We also read Kohelet (Ecclesiastes) on Sukkot, and this year a few unusual lines drew my attention (7:16-17).
אַל־תְּהִ֤י צַדִּיק֙ הַרְבֵּ֔ה וְאַל־תִּתְחַכַּ֖ם יוֹתֵ֑ר לָ֖מָּה תִּשּׁוֹמֵֽם׃
Don’t be greatly righteous and don’t become too wise; why should you be desolate?
אַל־תִּרְשַׁ֥ע הַרְבֵּ֖ה וְאַל־תְּהִ֣י סָכָ֑ל לָ֥מָּה תָמ֖וּת בְּלֹ֥א עִתֶּֽךָ׃
Don’t be greatly wicked and don’t be a fool; why should you die before your time?
Let’s start with the second statement, which is slightly less controversial. It seems obvious you shouldn’t be wicked. For Kohelet, being wicked and foolish (distinct characteristics with significant overlap) leads to an early death. Or at least, overdoing it can be fatal. Being a little bit wicked is apparently totally fine.

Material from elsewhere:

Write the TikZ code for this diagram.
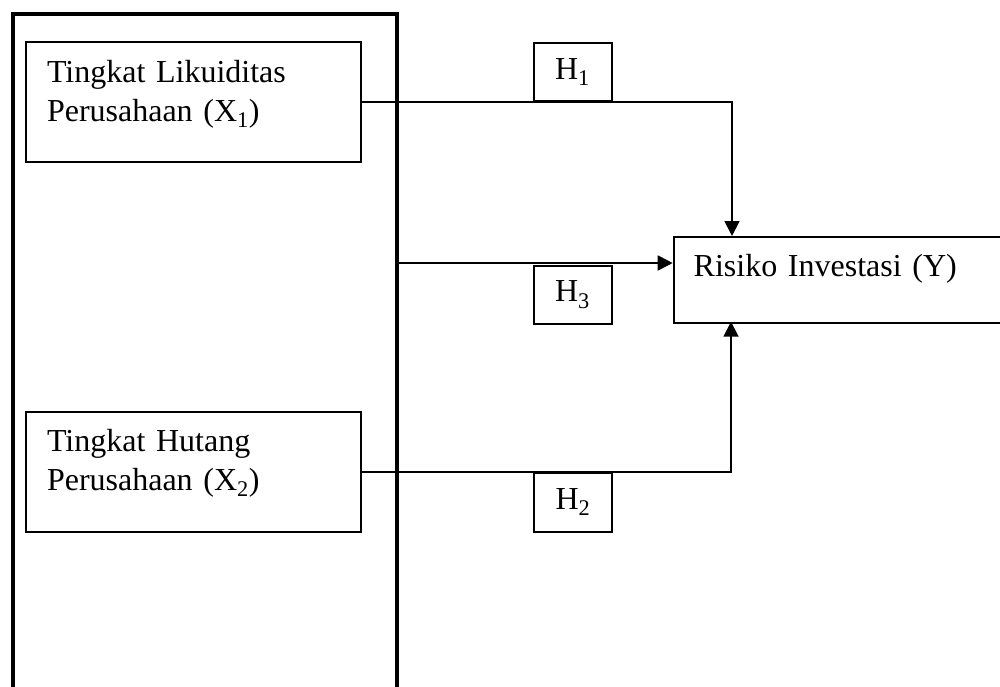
\documentclass[tikz,border=0pt]{standalone}
\usepackage{fontspec}
\setmainfont{Liberation Serif}
\usetikzlibrary{arrows.meta}
\begin{document}
\begin{tikzpicture}[x=1pt,y=-1pt,
  txt/.style={font=\fontsize{32}{39}\selectfont},
  varbox/.style={txt, draw, line width=2pt, anchor=north west, inner xsep=21pt, inner ysep=0pt,
    text width=293pt, align=left, text height=39.7pt, text depth=80pt},
  hbox/.style={txt, draw, line width=2pt, anchor=north west, inner sep=0pt,
    minimum width=78pt, minimum height=58.5pt},
  ybox/.style={txt, draw, line width=2pt, anchor=north west, inner xsep=20pt, inner ysep=0pt,
    text width=300pt, align=left, text height=39pt, text depth=46.7pt},
  frame/.style={draw, line width=3.5pt, anchor=north west, inner sep=0pt,
    minimum width=384pt, minimum height=720pt},
  conn/.style={line width=1.8pt},
  arr/.style={conn, -{Triangle[length=15pt,width=15pt]}}]
\useasboundingbox (0,0) rectangle (1000,686);
\clip (0,0) rectangle (1000,686);
\node[frame] (frame) at (11,12) {};
\node[varbox] (x1) at (25,41.3) {Tingkat Likuiditas\\Perusahaan (X\textsubscript{1})};
\node[varbox] (x2) at (25,411) {Tingkat Hutang\\Perusahaan (X\textsubscript{2})};
\node[ybox] (y) at (672.7,236) {Risiko Investasi (Y)};
\node[hbox] (h1) at (532.5,41.5) {H\textsubscript{1}};
\node[hbox] (h3) at (532.5,264.5) {H\textsubscript{3}};
\node[hbox] (h2) at (533,472) {H\textsubscript{2}};
\coordinate (ytop) at (732,236);
\coordinate (ybot) at (731,321.7);
\coordinate (yleft) at (672.7,263);
\draw[arr] (x1.east) -| (ytop);
\draw[arr] (x2.east) -| (ybot);
\draw[arr] (frame.east |- yleft) -- (yleft);
\end{tikzpicture}
\end{document}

However, an early midrash clarifies that this teaching reminds us not to slip into fatalism about our ability to change for the better. If we do something wrong, we can’t let ourselves off the hook by considering ourselves bad people now and continuing to do bad people things because that’s just who we are now and there’s no possibility anymore of being good. Being “greatly wicked” is a form of the cognitive distortion of all-or-nothing thinking. What “dies before its time” is the possibility of a new choice once the “all” no longer seems attainable. The riddle of not being too wicked resolves when we know that everyone lives in the gray areas and we are not as stuck in choices, patterns, and circumstances as we think we are.
Some take the teaching on not being too righteous in a similar vein - strive for balance and moderation in all things. The medieval scholar Abraham ibn Ezra commented: “If you pray from morning until evening and fast and do similar things, you will become desolate, meaning you will depart from the way of civilization/settlement, as do those who become hermits.”

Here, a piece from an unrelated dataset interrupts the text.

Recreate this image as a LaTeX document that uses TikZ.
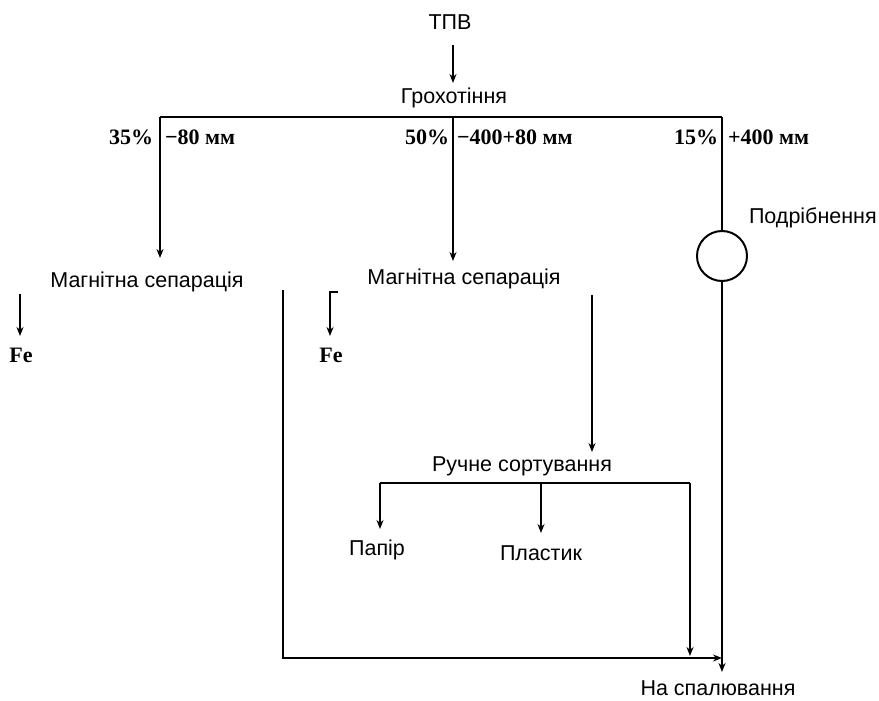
\documentclass[tikz,border=0pt]{standalone}
\usepackage{fontspec}
\setmainfont{Liberation Sans}
\newfontfamily\serifb{Liberation Serif}
\usetikzlibrary{arrows.meta}
\begin{document}
\begin{tikzpicture}[x=1pt,y=-1pt,line width=2pt,
  lbl/.style={font=\fontsize{21.5}{25}\selectfont,inner sep=0pt},
  pct/.style={font=\fontsize{22}{25}\selectfont\serifb\bfseries,inner sep=0pt},
  flow/.style={-{Stealth[length=9pt,width=7pt]}},
  unit/.style={circle,draw,line width=2pt,minimum size=50pt,inner sep=0pt}]
\useasboundingbox[fill=white] (0,0) rectangle (879,701);

% nodes
\node[lbl] (tpv) at (450,22) {ТПВ};
\node[lbl] (groh) at (454,98) {Грохотіння};
\node[pct,anchor=east] (p35) at (154,137) {35\%};
\node[pct,anchor=west] (m80) at (164,137) {−80 мм};
\node[pct,anchor=east] (p50) at (450,137) {50\%};
\node[pct,anchor=west] (m400) at (456,137) {−400+80 мм};
\node[pct,anchor=east] (p15) at (719,137) {15\%};
\node[pct,anchor=west] (p400) at (727,137) {+400 мм};
\node[unit] (crush) at (722,256) {};
\node[lbl,anchor=west] (podr) at (748,218) {Подрібнення};
\node[lbl] (ms1) at (147,282) {Магнітна сепарація};
\node[lbl] (ms2) at (464,279) {Магнітна сепарація};
\node[pct] (fe1) at (21,355) {Fe};
\node[pct] (fe2) at (331,355) {Fe};
\node[lbl] (rs) at (522,466) {Ручне сортування};
\node[lbl] (pap) at (377,550) {Папір};
\node[lbl] (pl) at (541,553) {Пластик};
\node[lbl] (burn) at (718,688) {На спалювання};

% junctions
\coordinate (jc) at (453,117);
\coordinate (jl) at (160,117);
\coordinate (jr) at (722,117);
\coordinate (fe1s) at (20,294);
\coordinate (fe2h) at (338,292);
\coordinate (fe2s) at (330,292);
\coordinate (nm1) at (283,290);
\coordinate (nm1b) at (283,658);
\coordinate (nm2) at (592,295);
\coordinate (rsl) at (380,483);
\coordinate (rsc) at (541,483);
\coordinate (rsr) at (690,483);
\coordinate (rsrb) at (690,656);
\coordinate (mix) at (722,658);
\coordinate (burnt) at (722,672);

% connectors
\draw[flow] (453,45) -- ([yshift=4pt]groh.north -| 453,0);
\draw (jl) -- (jr);
\draw[flow] (jl) -- (160,258);
\draw[flow] (jc) -- (453,261);
\draw (jr) -- (crush.north);
\draw[flow] (crush.south) -- (burnt);
\draw[flow] (fe1s) -- (20,336);
\draw[flow] (fe2h) -- (fe2s) -- (330,336);
\draw[flow] (nm1) -- (nm1b) -- (mix);
\draw[flow] (nm2) -- (592,452);
\draw (rsl) -- (rsr);
\draw[flow] (rsl) -- (380,529);
\draw[flow] (rsc) -- (541,533);
\draw[flow] (rsr) -- (rsrb);
\end{tikzpicture}
\end{document}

There is a form of righteousness which leads you away from people. And while a retreat from the mess of being around actual people has its place, our purpose isn’t to be good and alone. The first human’s existence prompted God to say “It is not good for a person to be alone!” (Bereishit / Genesis 2:18). In a surprising way, God sometimes prefers politics (the art of figuring out how to live together without murdering each other) over pure righteousness.

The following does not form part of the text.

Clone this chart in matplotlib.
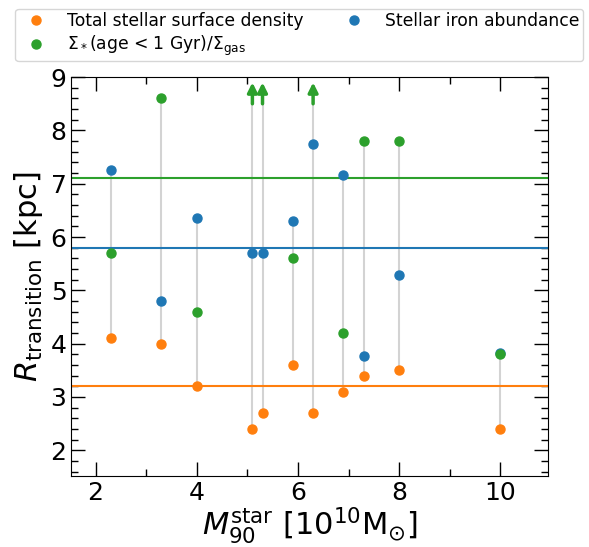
import numpy as np
import matplotlib.pyplot as plt
from matplotlib.ticker import MultipleLocator

# galaxy stellar mass (M90) and transition radii from three tracers
m90 = [2.3, 3.3, 4.0, 5.1, 5.3, 5.9, 6.3, 6.9, 7.3, 8.0, 10.0]
r_surf = [4.1, 4.0, 3.2, 2.4, 2.7, 3.6, 2.7, 3.1, 3.4, 3.5, 2.4]
r_iron = [7.25, 4.8, 6.35, 5.7, 5.7, 6.3, 7.75, 7.17, 3.77, 5.28, 3.83]
# nan = only a lower limit (drawn as an arrow)
r_sfr = [5.7, 8.6, 4.6, np.nan, np.nan, 5.6, np.nan, 4.2, 7.8, 7.8, 3.8]

med_surf = 3.2
med_iron = 5.8
med_sfr = 7.1

arrow_lo = 8.5
arrow_hi = 8.9

c_surf = "tab:orange"
c_iron = "tab:blue"
c_sfr = "tab:green"

fig = plt.figure(figsize=(5.89, 5.47), dpi=100)
ax = fig.add_axes([0.121, 0.13, 0.81, 0.729])

# grey connectors between the estimates of each galaxy
for i, x in enumerate(m90):
    vals = [r_surf[i], r_iron[i]]
    top = r_sfr[i] if not np.isnan(r_sfr[i]) else arrow_lo
    vals.append(top)
    ax.plot([x, x], [min(vals), max(vals)], color="lightgrey", lw=1.5, zorder=1)

ax.axhline(med_surf, color=c_surf, lw=1.5, zorder=2)
ax.axhline(med_iron, color=c_iron, lw=1.5, zorder=2)
ax.axhline(med_sfr, color=c_sfr, lw=1.5, zorder=2)

ax.plot(m90, r_surf, "o", color=c_surf, ms=6.5, ls="none", zorder=3,
        label="Total stellar surface density")
ax.plot(m90, r_sfr, "o", color=c_sfr, ms=6.5, ls="none", zorder=3.5,
        label=r"$\Sigma_*$(age < 1 Gyr)/$\Sigma_{\rm gas}$")
ax.plot(m90, r_iron, "o", color=c_iron, ms=6.5, ls="none", zorder=3,
        label="Stellar iron abundance")

# lower limits
for i, x in enumerate(m90):
    if np.isnan(r_sfr[i]):
        ax.annotate("", xy=(x, arrow_hi), xytext=(x, arrow_lo),
                    arrowprops=dict(arrowstyle="-|>", color=c_sfr, lw=2.5,
                                    mutation_scale=14, shrinkA=0, shrinkB=0),
                    zorder=4)

ax.set_xlim(1.52, 10.95)
ax.set_ylim(1.52, 9)
ax.xaxis.set_major_locator(MultipleLocator(2))
ax.xaxis.set_minor_locator(MultipleLocator(1))
ax.yaxis.set_major_locator(MultipleLocator(1))
ax.yaxis.set_minor_locator(MultipleLocator(0.2))
ax.tick_params(which="both", direction="in", top=True, right=True, labelsize=18)
ax.tick_params(which="major", length=10, width=1)
ax.tick_params(which="minor", length=5, width=1)

ax.set_xlabel(r"$M_{90}^{\rm star}$ [$10^{10}$M$_{\odot}$]", fontsize=22, labelpad=0)
ax.set_ylabel(r"$R_{\rm transition}$ [kpc]", fontsize=22)

fig.legend(loc="upper center", bbox_to_anchor=(0.508, 1.0), ncol=2,
           fontsize=12.3, handletextpad=0.8, columnspacing=2.0,
           labelspacing=0.2, borderpad=0.2, markerscale=1, frameon=True)

fig.savefig("out.png", dpi=100)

Looking up from the pages of Kohelet to view October 7, the past two years of war and tragedy for Palestinians and Israelis, and this fragile moment where a cessation of violence and return of hostages seems possible, what do we see? (You may be reading this and seeing something new already that wasn’t there while I was writing. So many feelings are swirling right now around this new deal - a mixture of hope and anticipation, steeling against possible disappointment, a clear awareness that hostages returning home and fewer people dying is a good thing, and uncertainty about what will come of this moment in terms of justice and safety for all people in the region.)
Rabbi Jill Jacobs of T’ruah wrote in a recent letter:
In a world of hot takes and of insistence on ideological purity, it takes humility to say that we don’t know what is going to happen… It’s easy to despair, and to give up. The challenge is to believe that a different world is possible, to draw the blueprints, and to build it little by little.
To build a sukkah, to sit in its vulnerable shelter, and to gaze out at the same old world, is to be offered a new vision, another sort of bifocals that balance humility with chutzpah.
This year, let each day, Jewish and secular, become another anniversary of when we kept our hearts open and our hands busy building a better world together.